Submission Constraints
- Only files ending in ".c" will be processed, and those files must compile and run under gcc on a Linux machine. If you are not sure this is the case (for example, you are developing on a Windows machine), feel free to copy your .c file to the ECF servers and try compiling it.
- You can only submit up to 10 programs, but you can submit as many times as you like.

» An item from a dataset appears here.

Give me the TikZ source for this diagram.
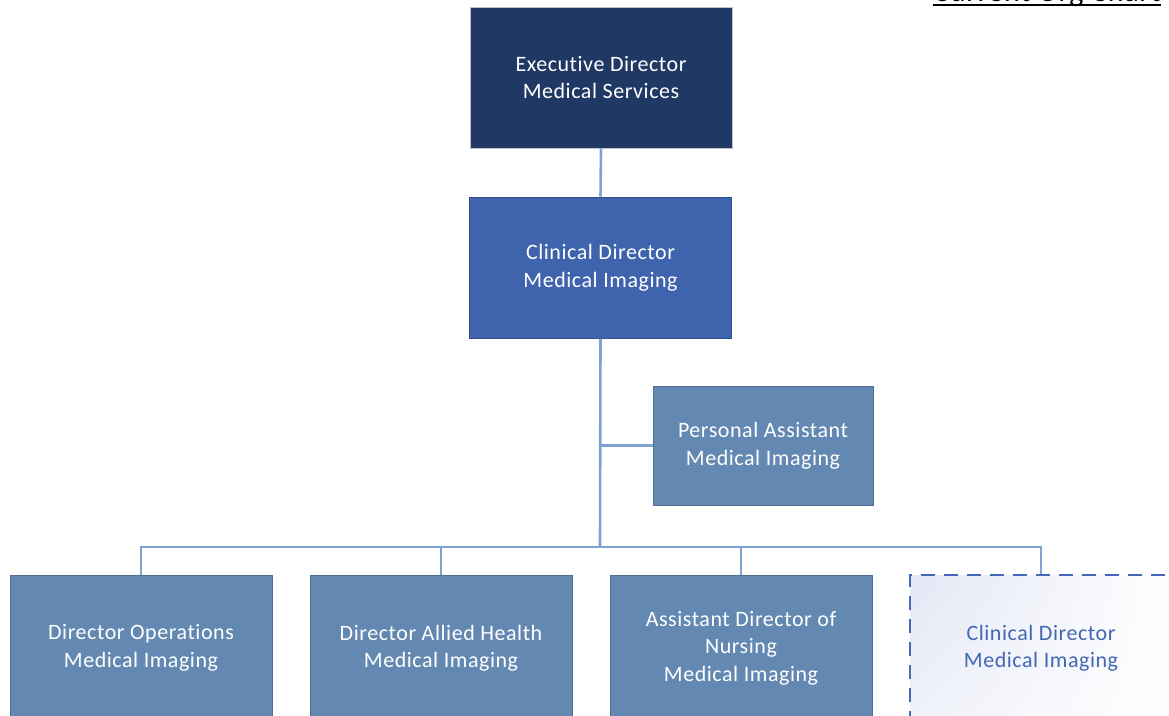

- When submitting, please be sure to wait for the leaderboard to update. It will take about five minutes at the longest to run.
Dora's Happy Hour
If your average confidence of dictionary differentiation (see the last column in the user rankings) is in these ranges, we'll give this many bonus points:
- [70%, 85%): 1 bonus point
- [85%, 95%): 2 bonus points
- [95%, 100%]: 4 bonus points
Despite the fact that you need to design your C files slightly differently from the required portion of this programming project, you can still submit the files you have already written and possibly already get some bonus points. Try it out!
Summary
- The mapping of dictionaries mys01, mys02, ..., mys08 is different from your mapping in the required part of the assignment.
- You need to design C files that generate input commands to the dictionaries, such that their curves closely match one of n (actually, any linear function of n), n2 (or any quadratic polynomial in n), or n lg n (or anything O(n). So if you wanted to match an n curve, when your input generator is run with n commands, it should write commands so that it'll take (for example) 2n seconds to process.
- Warning: What we're looking for can be tricky to produce. For example, say you wanted to try to match an n2 curve for mys03. We might give you the number 800000 as input, and your program must produce a single 800000-line output that, when run through the dictionary executable, gives you data points matching an n2 curve. It is not just the overall runtime on the 800000 lines of input that matters, but the shape of the intermediate points. In some cases, we're not even sure whether it's possible to differentiate the dictionaries in this way. Surprise us!